Through the analysis of the existing research results, the relevant research has not put forward a very feasible scheme in the aspect of high-speed railway overnight running. Existing research mostly focused on how to shorten nighttime construction times or how to let trains circumvent nighttime construction. They have not tapped into the spare capacity of the high-speed rail itself. Compared to previous methods, our method can make full use of line resources and does not interfere with the operation of other lines, and no additional costs are incurred by and large. It can improve the economic benefits of railway transportation; thus, it has strong theoretical and practical implications.

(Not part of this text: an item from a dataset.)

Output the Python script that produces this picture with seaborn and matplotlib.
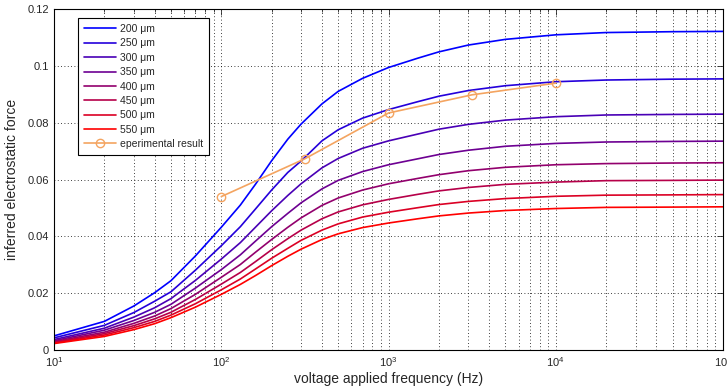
import numpy as np
import pandas as pd
import seaborn as sns
import matplotlib.pyplot as plt
from matplotlib.ticker import FuncFormatter, LogLocator

# frequencies the model curves were read at (Hz)
freq_hz = [10, 20, 30, 40, 50, 70, 100, 130, 160, 200, 250, 300, 400, 500, 700,
           1000, 1500, 2000, 3000, 5000, 10000, 20000, 50000, 100000]

# inferred force for each gap size
force_200 = [0.0050, 0.0101, 0.0155, 0.0202, 0.0244, 0.0331, 0.0432, 0.0510, 0.0583,
             0.0666, 0.0742, 0.0795, 0.0866, 0.0910, 0.0956, 0.0994, 0.1027, 0.1049,
             0.1073, 0.1093, 0.1109, 0.1117, 0.1120, 0.1121]
force_250 = [0.0043, 0.0087, 0.0132, 0.0172, 0.0205, 0.0281, 0.0367, 0.0434, 0.0496,
             0.0563, 0.0625, 0.0665, 0.0736, 0.0775, 0.0816, 0.0846, 0.0874, 0.0893,
             0.0913, 0.0930, 0.0944, 0.0950, 0.0953, 0.0954]
force_300 = [0.0037, 0.0077, 0.0116, 0.0149, 0.0181, 0.0245, 0.0320, 0.0378, 0.0432,
             0.0490, 0.0544, 0.0585, 0.0641, 0.0674, 0.0710, 0.0736, 0.0760, 0.0777,
             0.0794, 0.0809, 0.0821, 0.0827, 0.0829, 0.0830]
force_350 = [0.0033, 0.0070, 0.0104, 0.0133, 0.0161, 0.0218, 0.0283, 0.0335, 0.0383,
             0.0434, 0.0481, 0.0518, 0.0567, 0.0597, 0.0628, 0.0652, 0.0673, 0.0688,
             0.0703, 0.0717, 0.0727, 0.0732, 0.0734, 0.0735]
force_400 = [0.0030, 0.0063, 0.0094, 0.0120, 0.0146, 0.0196, 0.0256, 0.0301, 0.0344,
             0.0389, 0.0432, 0.0465, 0.0509, 0.0535, 0.0563, 0.0585, 0.0604, 0.0617,
             0.0631, 0.0643, 0.0652, 0.0656, 0.0658, 0.0659]
force_450 = [0.0027, 0.0058, 0.0086, 0.0110, 0.0133, 0.0178, 0.0232, 0.0273, 0.0311,
             0.0353, 0.0392, 0.0422, 0.0462, 0.0486, 0.0511, 0.0530, 0.0548, 0.0560,
             0.0572, 0.0583, 0.0591, 0.0596, 0.0597, 0.0598]
force_500 = [0.0025, 0.0053, 0.0079, 0.0101, 0.0123, 0.0163, 0.0212, 0.0250, 0.0285,
             0.0323, 0.0358, 0.0386, 0.0422, 0.0444, 0.0468, 0.0485, 0.0501, 0.0512,
             0.0523, 0.0533, 0.0541, 0.0545, 0.0546, 0.0547]
force_550 = [0.0023, 0.0048, 0.0072, 0.0093, 0.0114, 0.0151, 0.0196, 0.0231, 0.0262,
             0.0297, 0.0330, 0.0355, 0.0389, 0.0409, 0.0431, 0.0447, 0.0462, 0.0472,
             0.0482, 0.0491, 0.0498, 0.0502, 0.0503, 0.0504]

sizes = ["200 μm", "250 μm", "300 μm", "350 μm", "400 μm", "450 μm", "500 μm", "550 μm"]
curves = [force_200, force_250, force_300, force_350,
          force_400, force_450, force_500, force_550]

# experimental points
exp_freq = [100, 316.2, 1000, 3162, 10000]
exp_force = [0.0540, 0.0673, 0.0834, 0.0898, 0.0939]

# long form table for seaborn
rows = []
for name, vals in zip(sizes, curves):
    for f, v in zip(freq_hz, vals):
        rows.append({"freq": f, "force": v, "size": name})
df = pd.DataFrame(rows)
df_exp = pd.DataFrame({"freq": exp_freq, "force": exp_force})

# blue -> red like the matlab original
palette = [(k / 7, 0.0, 1 - k / 7) for k in range(8)]

sns.set_style("white")
plt.rcParams["font.family"] = ["Liberation Sans", "DejaVu Sans"]

fig = plt.figure(figsize=(7.27, 3.89), dpi=100)
ax = fig.add_axes([0.0743, 0.100, 0.9202, 0.877])

sns.lineplot(data=df, x="freq", y="force", hue="size", hue_order=sizes,
             palette=palette, linewidth=1.2, legend=False, ax=ax)
sns.lineplot(data=df_exp, x="freq", y="force", color="#f4a460", linewidth=1.2,
             marker="o", markersize=6, markerfacecolor="none",
             markeredgecolor="#f4a460", markeredgewidth=1.0, ax=ax)

ax.set_xscale("log")
ax.set_xlim(10, 1e5)
ax.set_ylim(0, 0.12)
ax.set_yticks([0, 0.02, 0.04, 0.06, 0.08, 0.1, 0.12])
ax.yaxis.set_major_formatter(FuncFormatter(lambda v, p: "%g" % round(v, 3)))
ax.xaxis.set_minor_locator(LogLocator(base=10, subs=np.arange(2, 10)))

ax.grid(True, which="major", axis="both", color="k", linestyle=(0, (1, 3)), linewidth=0.6)
ax.grid(True, which="minor", axis="x", color="k", linestyle=(0, (1, 3)), linewidth=0.6)
ax.tick_params(direction="in", which="both", top=True, right=True, labelsize=8,
               length=4, width=0.6)
ax.tick_params(which="minor", length=2)
for sp in ax.spines.values():
    sp.set_color("k")
    sp.set_linewidth(0.8)

ax.set_xlabel("voltage applied frequency (Hz)", fontsize=10, labelpad=2)
ax.set_ylabel("inferred electrostatic force", fontsize=10, labelpad=6)

handles = ax.lines[:9]
labels = sizes + ["eperimental result"]
leg = ax.legend(handles, labels, loc="upper left", bbox_to_anchor=(0.036, 0.974),
                borderaxespad=0, fontsize=7.5, frameon=True, fancybox=False,
                framealpha=1, edgecolor="k", handlelength=3.0, handletextpad=0.4,
                labelspacing=0.42, borderpad=0.6)
leg.get_frame().set_linewidth(0.8)

fig.savefig("out.png", dpi=100)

Under the premise that the maintenance disruption is no less than 180 min and the running time of daytime trains is not occupied, ten pairs of 250 km/h sunset-departure and sunrise-arrival trains would be operated on the section from Xuzhoudong to Xi’anbei of the Xuzhou-Lanzhou high-speed railway, and another six freight trains from Xuzhoudong to Zhengzhou and six from Xi’anbei to Zhengzhou can also be provided. It can effectively utilize the operation capacity of the high-speed railway if the fully operational diagram can be used. About 12,000 beds or seats are being added daily, and high-speed freight of 1440 tons can also be provided. If it can be widely promoted, it can effectively improve the overall capacity of high-speed railway.

However, the method in this paper also has some limitations. It does not comply with the relevant management regulations at present and cannot be put into use immediately. However, regulations can change with the development of technology. As the technology develops, train control systems that do not rely on track circuits will also be put into use, and the new pattern will be easier to use. Furthermore, when the trains that are running normally are delayed to the double-track one-direction period, the train cannot run in the opposite direction, which is bound to interfere with the night running; thus, an emergency plan needs to be formulated.

Some research directions are worth researching continuously in the future. Firstly, the rendezvous stations are not necessarily close to the center of most lines, and how to coordinate the departure time of trains on both sides needs further discussion. It can be combined with the single-track railway operation mode to continue the research.

Secondly, because our method can operate a large number of sleeper trains, the number of sleeper EMU trains is bound to increase substantially; thus, how these trains can be fully utilized during the day is worth studying. It is interesting to study whether the lunch and siesta train can be run between some neighboring big cities, which could be a good choice for some business people. In addition, relevant detection equipment can also be installed for some sleeper trains to replace detection trains.

Next, how to organize cross-line trains on different lines and train network operations is the key to popularizing this method on a large scale.

The other thing is that the calculation parameters of the entire line now are the same. In future work, research can be carried out in many aspects. The study needs to combine the actual operation diagram and line conditions for a more detailed approach, and it should use different parameters in different sections of the same line to make it more efficient and to accommodate more trains.